Factors like operating system/software and region can affect the cost of a VM and VMs are priced according to factors like CPU size, RAM, and temporary storage. In addition, the category of VM/family plays a huge part in determining the overall cost and performance characteristics of the VM.

Selecting the Correct Azure VM

Choosing the right VM is an important step in optimizing both performance and cost. There are hundreds of VMs to choose from, each with unique specifications tailored to different workload requirements. These specifications span various processors, features, and performance characteristics, allowing for fine-tuned selection based on specific needs.

To streamline the selection process, Azure organizes its VMs into six categories, each containing its own families.

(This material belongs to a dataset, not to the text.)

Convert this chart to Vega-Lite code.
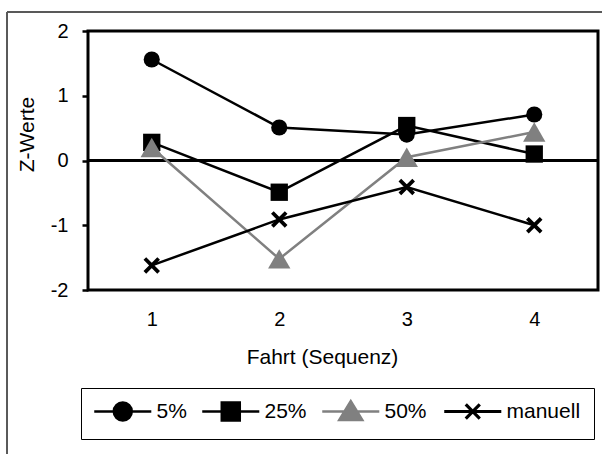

Selecting a family that closely meets your use case is a sure-fire way to ensure you’re getting the compute you need without over-provisioning and overpaying.

Category Azure Recommended Use Cases Current Generation Families and Azure Recommended Workloads
General Purpose Testing and development, small to medium databases, and low to medium traffic web servers A (entry-level economical)
B (burstable)
D (enterprise-grade applications, relational databases, in-memory caching, data analytics)
DC (D-family with confidential computing)
Compute Optimized Medium traffic web servers, network appliances, batch processes, and application servers F (medium traffic web servers, network appliances, batch processes, application servers)
FX (electronic design automation, large memory relational databases, medium to large caches, in-memory analytics)
Memory Optimized Relational database servers, medium to large caches, and in-memory analytics E (relational databases, medium to large caches, in-memory analytics)
Eb (E-family with high remote storage performance)
EC (E-family with confidential computing)
M (extremely large databases, large amounts of memory)
Storage Optimized Big Data, SQL, NoSQL databases, data warehousing, and large transactional databases L (high disk throughput and IO, big data, SQL and NoSQL databases, data warehousing, large transactional databases)
GPU Accelerated Compute-intensive, graphics-intensive, and visualization workloads NC (compute-intensive, graphics-intensive, visualization)
ND (large memory compute-intensive, large memory graphics-intensive, large memory visualization)
NG (virtual desktop, cloud gaming)
NV (virtual desktop, single-precision compute, video encoding and rendering)
High Performance HPC workloads HB (high memory bandwidth, fluid dynamics, weather modeling)
HC (high density compute, finite element analysis, molecular dynamics, computational chemistry)
HX (large memory capacity, electronic design automation)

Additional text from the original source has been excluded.